Gatot mengaku telah menginstruksikan jajarannya melakukan patroli keamanan di sekitar perbatasan Filipina-Indonesia. Wilayah yang ditingkatkan pengamanannya antara lain di Halmahera Utara, Pulau Morotai, Sangihe, Marore, sampai ke Laut Sulawesi. "Kami juga mengkoordinasi nelayan-nelayan dengan angkatan laut di sepanjang pesisir pantai," kata Gatot kepada wartawan di Gedung Pancasila, Kementerian Luar Negeri, Jakarta, kemarin.
TNI juga, lanjut Gatot, telah mengerahkan Babinsa dan pasukan-pasukan yang ada dan operasi intelijen di wilayah perbatasan Indonesia-Filipina. "Saya tidak sampaikan berapa banyak termasuk kapal laut dan sebagainya.
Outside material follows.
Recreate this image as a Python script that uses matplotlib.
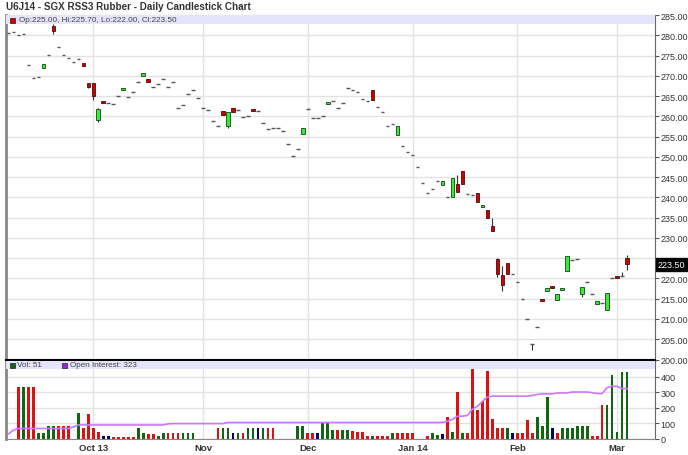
import numpy as np
import pandas as pd
import matplotlib
matplotlib.use('Agg')
import matplotlib.pyplot as plt
from matplotlib.patches import Rectangle

plt.rcParams['font.family'] = ['Liberation Sans', 'DejaVu Sans']

# trading days (SGX holidays skipped)
holidays = ['2013-10-15', '2013-12-25', '2014-01-01', '2014-01-31']
month_labels = ['Oct 13', 'Nov', 'Dec', 'Jan 14', 'Feb', 'Mar']

# OHLC, one row per month (Sep 6 2013 .. Mar 5 2014)
opens = [
    280.6, 280.7, 280.0, 280.3, 272.7, 269.4, 269.8, 272.0, 275.2, 282.4, 277.2, 275.1, 274.5, 273.5, 274.2, 273.1, 268.2,
    268.2, 259.0, 263.7, 263.3, 263.0, 265.1, 266.5, 264.8, 266.1, 268.5, 270.0, 269.2, 267.2, 268.0, 269.3, 267.2, 268.4, 262.1, 262.8, 265.6, 266.6, 264.4,
    262.1, 261.6, 258.8, 257.5, 261.2, 257.5, 262.0, 261.6, 259.8, 260.2, 261.8, 261.3, 258.3, 256.8, 257.0, 257.0, 256.5, 253.2, 250.2, 252.0, 255.6,
    261.7, 259.6, 259.7, 260.1, 263.1, 263.8, 262.0, 263.3, 267.0, 266.4, 266.0, 264.2, 263.7, 266.6, 262.2, 261.0, 257.5, 258.2, 255.5, 252.7, 251.3,
    250.4, 247.5, 243.5, 241.0, 242.0, 244.1, 243.1, 240.1, 240.1, 243.2, 246.6, 240.8, 240.6, 241.1, 237.7, 237.0, 233.0, 224.9, 220.9, 223.9, 221.0,
    219.1, 214.9, 209.9, 203.9, 207.9, 214.9, 217.0, 218.1, 214.8, 217.1, 221.8, 224.6, 224.8, 216.2, 219.0, 216.1, 213.8, 214.0, 212.1, 220.0,
    220.5, 220.6, 225.0]
highs = [
    280.6, 280.7, 280.0, 280.3, 272.7, 269.4, 269.8, 272.9, 275.2, 282.7, 277.2, 275.1, 274.5, 273.5, 274.2, 273.2, 268.3,
    268.3, 262.0, 263.8, 263.3, 263.0, 265.1, 266.9, 264.8, 266.1, 268.5, 270.6, 269.2, 267.2, 268.0, 269.3, 267.2, 268.4, 262.1, 262.8, 265.6, 266.6, 264.4,
    262.1, 261.6, 258.8, 257.5, 261.3, 261.0, 262.1, 261.6, 259.8, 260.2, 261.8, 261.3, 258.3, 256.8, 257.0, 257.0, 256.5, 253.2, 250.2, 252.0, 257.2,
    261.7, 259.6, 259.7, 260.1, 263.6, 263.8, 262.0, 263.3, 267.0, 266.4, 266.0, 264.2, 263.7, 266.6, 262.2, 261.0, 257.5, 258.2, 257.5, 252.7, 251.3,
    250.4, 247.5, 243.5, 241.0, 242.0, 244.1, 244.0, 240.1, 244.8, 245.6, 246.6, 240.8, 240.6, 241.1, 238.1, 237.0, 234.9, 225.0, 223.0, 223.9, 221.0,
    219.1, 214.9, 209.9, 203.9, 207.9, 214.9, 217.7, 218.1, 216.1, 217.6, 225.6, 224.6, 224.8, 217.9, 219.0, 216.1, 214.5, 214.0, 216.4, 220.0,
    220.5, 221.6, 225.7]
lows = [
    280.6, 280.7, 280.0, 280.3, 272.7, 269.4, 269.8, 271.9, 275.2, 280.3, 277.2, 275.1, 274.5, 273.5, 274.2, 272.4, 267.1,
    264.1, 258.7, 263.2, 263.3, 263.0, 265.1, 266.5, 264.8, 266.1, 268.5, 270.0, 268.4, 267.2, 268.0, 269.3, 267.2, 268.4, 262.1, 262.8, 265.6, 266.6, 264.4,
    262.1, 261.6, 258.8, 257.5, 260.3, 257.2, 261.0, 261.6, 259.8, 260.2, 261.2, 261.3, 258.3, 256.8, 257.0, 257.0, 256.5, 253.2, 250.2, 252.0, 255.6,
    261.7, 259.6, 259.7, 260.1, 263.1, 263.8, 262.0, 263.3, 267.0, 266.4, 266.0, 264.2, 263.7, 264.0, 262.2, 261.0, 257.5, 258.2, 255.5, 252.7, 251.3,
    250.4, 247.5, 243.5, 241.0, 242.0, 244.1, 243.1, 240.1, 240.1, 241.4, 243.2, 240.8, 240.6, 238.8, 237.7, 235.0, 231.7, 220.3, 216.9, 221.1, 221.0,
    219.1, 214.9, 209.9, 202.3, 207.9, 214.5, 217.0, 217.7, 214.8, 217.1, 221.8, 224.6, 224.8, 215.4, 219.0, 216.1, 213.8, 214.0, 212.1, 220.0,
    220.1, 220.6, 222.0]
closes = [
    280.6, 280.7, 280.0, 280.3, 272.7, 269.4, 269.8, 272.8, 275.2, 281.0, 277.2, 275.1, 274.5, 273.5, 274.2, 272.5, 267.2,
    265.1, 261.9, 263.3, 263.3, 263.0, 265.1, 266.9, 264.8, 266.1, 268.5, 270.6, 268.4, 267.2, 268.0, 269.3, 267.2, 268.4, 262.1, 262.8, 265.6, 266.6, 264.4,
    262.1, 261.6, 258.8, 257.5, 260.3, 261.0, 261.0, 261.6, 259.8, 260.2, 261.2, 261.3, 258.3, 256.8, 257.0, 257.0, 256.5, 253.2, 250.2, 252.0, 257.2,
    261.7, 259.6, 259.7, 260.1, 263.6, 263.8, 262.0, 263.3, 267.0, 266.4, 266.0, 264.2, 263.7, 264.0, 262.2, 261.0, 257.5, 258.2, 257.5, 252.7, 251.3,
    250.4, 247.5, 243.5, 241.0, 242.0, 244.1, 244.0, 240.1, 244.8, 241.4, 243.2, 240.8, 240.6, 238.8, 238.1, 235.0, 231.7, 221.1, 218.4, 221.1, 221.0,
    219.1, 214.9, 209.9, 203.9, 207.9, 214.5, 217.7, 217.7, 216.1, 217.6, 225.6, 224.6, 224.8, 217.9, 219.0, 216.1, 214.5, 214.0, 216.4, 220.0,
    220.1, 220.6, 223.5]

volume = [
    0, 0, 336, 336, 336, 336, 37, 37, 80, 80, 80, 80, 80, 0, 167, 69, 162,
    65, 43, 15, 15, 12, 12, 12, 12, 12, 65, 37, 26, 26, 15, 37, 37, 37, 37, 37, 37, 37, 0,
    0, 0, 0, 69, 69, 69, 37, 37, 37, 69, 69, 69, 69, 69, 69, 0, 0, 0, 0, 80, 80,
    37, 37, 37, 102, 102, 52, 52, 52, 52, 47, 40, 40, 15, 15, 15, 15, 15, 35, 35, 35, 35,
    35, 0, 0, 15, 35, 25, 30, 138, 43, 303, 37, 37, 459, 188, 242, 441, 128, 65, 65, 69, 37,
    37, 37, 119, 37, 138, 80, 268, 69, 37, 69, 69, 69, 80, 80, 80, 15, 15, 220, 220, 415,
    40, 430, 430]
# r = down, g = up, b = unchanged
vol_dir = ('..rgrrggggrrr.grr' + 'rrbbrrrrrggrrggrrrggg.' + '...rggbgrggbgrr....gg'
           + 'rrbgggrggrrrrgrrrgrrr' + 'r..rggbrgrgrrrrrrrrgb' + 'rrrrgggbrggggggrrrgg' + 'ggg')
open_interest = [
    30, 55, 65, 65, 65, 65, 65, 65, 65, 65, 65, 65, 65, 75, 88, 88, 88,
    88, 88, 88, 88, 88, 88, 88, 88, 88, 88, 88, 88, 88, 88, 88, 95, 97, 97, 97, 97, 97, 97,
    97, 97, 97, 97, 97, 104, 104, 104, 104, 104, 104, 104, 104, 104, 104, 104, 104, 104, 104, 104, 104,
    104, 104, 104, 104, 104, 104, 104, 104, 104, 104, 104, 104, 104, 104, 104, 104, 104, 104, 104, 104, 104,
    104, 104, 104, 104, 104, 104, 104, 112, 125, 145, 145, 150, 190, 210, 240, 270, 275, 275, 275, 275, 275,
    275, 275, 275, 280, 286, 290, 290, 290, 296, 296, 296, 302, 302, 302, 302, 298, 292, 292, 330, 340,
    338, 325, 323]

dates = pd.bdate_range('2013-09-06', '2014-03-05')
dates = dates[~dates.isin(pd.to_datetime(holidays))]
x = np.arange(len(dates))
per = dates.to_period('M')
month_pos = [i for i in range(1, len(dates)) if per[i] != per[i - 1]]

W, H = 688, 456
fig = plt.figure(figsize=(W / 100, H / 100), dpi=100)
ax = fig.add_axes([5.5 / W, 1 - 360.5 / H, 649.5 / W, 344.5 / H])
axv = fig.add_axes([5.5 / W, 1 - 439.5 / H, 649.5 / W, 78.5 / H])

grid_c = '#e2e2e2'
for a in (ax, axv):
    a.set_xlim(-0.6, len(dates) + 4.6)
    a.set_xticks(month_pos)
    a.grid(True, color=grid_c, lw=1)
    a.set_axisbelow(True)
    a.yaxis.tick_right()
    a.tick_params(axis='y', length=3, width=0.8, color='#555', labelsize=6.5, labelcolor='#333', pad=1)
    a.tick_params(axis='x', length=0)
    a.spines['left'].set_color('#888')
    a.spines['left'].set_linewidth(2)
    a.spines['right'].set_color('#666')
    a.spines['top'].set_color('#888')

# candles
bw = 0.72
for i in x:
    o, h, l, c = opens[i], highs[i], lows[i], closes[i]
    if h > l:
        ax.vlines(i, l, h, color='#333', lw=0.8, zorder=2)
    if c > o:
        ax.bar(i, c - o, bw, bottom=o, color='#33ee33', edgecolor='#184018', lw=0.6, zorder=3)
    elif c < o:
        ax.bar(i, max(o - c, 0.4), bw, bottom=c, color='#d40000', edgecolor='#401010', lw=0.6, zorder=3)
    else:
        ax.hlines(c, i - bw / 2, i + bw / 2, color='#555', lw=1, zorder=3)

ax.set_ylim(200, 285)
yt = np.arange(200, 286, 5)
ax.set_yticks(yt)
ax.set_yticklabels(['' if v == 225 else '%.2f' % v for v in yt])
ax.set_xticklabels([])
ax.spines['bottom'].set_visible(False)

# last price tag
ax.text(1.004, closes[-1], '%.2f' % closes[-1], transform=ax.get_yaxis_transform(),
        color='white', fontsize=6.5, va='center', ha='left',
        bbox=dict(boxstyle='square,pad=0.2', fc='black', ec='black'))

# legend bands
ax.add_patch(Rectangle((0, 1 - 9 / 344.5), 1, 9 / 344.5, transform=ax.transAxes,
                       fc='#e4e4fb', ec='none', zorder=4))
ax.add_patch(Rectangle((4 / 649.5, 1 - 8 / 344.5), 5 / 649.5, 5 / 344.5, transform=ax.transAxes,
                       fc='#d40000', ec='#401010', lw=0.5, zorder=5))
ax.text(13.5 / 649.5, 1 - 4.8 / 344.5, 'Op:225.00, Hi:225.70, Lo:222.00, Cl:223.50',
        transform=ax.transAxes, fontsize=5.9, color='#444', va='center', zorder=5)

# volume panel
vcol = {'r': '#dd1111', 'g': '#116611', 'b': '#000066', '.': 'white'}
axv.bar(x, volume, 0.55, color=[vcol[d] for d in vol_dir], zorder=2)
axv.plot(x, open_interest, color='#cc77ff', lw=1.2, zorder=3)
axv.set_ylim(0, 510)
axv.set_yticks([0, 100, 200, 300, 400])
axv.set_yticklabels(['0', '100', '200', '300', '400'])
axv.set_xticklabels(month_labels, fontsize=6.8, fontweight='bold', color='#333')
axv.tick_params(axis='x', pad=3)
axv.spines['top'].set_color('black')
axv.spines['top'].set_linewidth(1.5)
axv.spines['bottom'].set_color('#888')
axv.add_patch(Rectangle((0, 1 - 9 / 78.5), 1, 8 / 78.5, transform=axv.transAxes,
                        fc='#e4e4fb', ec='none', zorder=4))
axv.add_patch(Rectangle((4.5 / 649.5, 1 - 7.5 / 78.5), 5 / 649.5, 5 / 78.5, transform=axv.transAxes,
                        fc='#116611', ec='#222', lw=0.5, zorder=5))
axv.text(11.5 / 649.5, 1 - 5 / 78.5, 'Vol: 51', transform=axv.transAxes,
         fontsize=5.9, color='#444', va='center', zorder=5)
axv.add_patch(Rectangle((57 / 649.5, 1 - 7.5 / 78.5), 5 / 649.5, 5 / 78.5, transform=axv.transAxes,
                        fc='#9922ee', ec='#222', lw=0.5, zorder=5))
axv.text(64.5 / 649.5, 1 - 5 / 78.5, 'Open Interest: 323', transform=axv.transAxes,
         fontsize=5.9, color='#444', va='center', zorder=5)

fig.text(6 / W, 1 - 7.5 / H, 'U6J14 - SGX RSS3 Rubber - Daily Candlestick Chart',
         fontsize=7.1, fontweight='bold', color='#333', va='center')

fig.savefig('out.png', dpi=100)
Tapi cukup banyak," ungkapnya.
Soal WNI yang masih terjebak di Marawi, Gatot belum bisa berbuat banyak. Soalnya, menurut dia, TNI tidak bisa mencampuri kedaulatan negara lain. "Kita mengkoordinasikan saja. Nanti evakuasi oleh AFP (angkatan bersenjata Filipina)," jelasnya
Sementara, soal perkembangan terorisme di Tanah Air, Gatot berharap revisi Undang-Undang Nomor 15 Tahun 2003 tentang Pemberantasan Terorisme segera rampung. Menurut dia, sangat berbahaya jika Indonesia masih menggunakan undang-undang terorisme yang berlaku saat ini. "Kalau kita masih menggunakan undang-undang seperti itu kita tinggal tunggu saja teroris akan berpesta di sini karena tempat paling aman di sini," ujar Gatot.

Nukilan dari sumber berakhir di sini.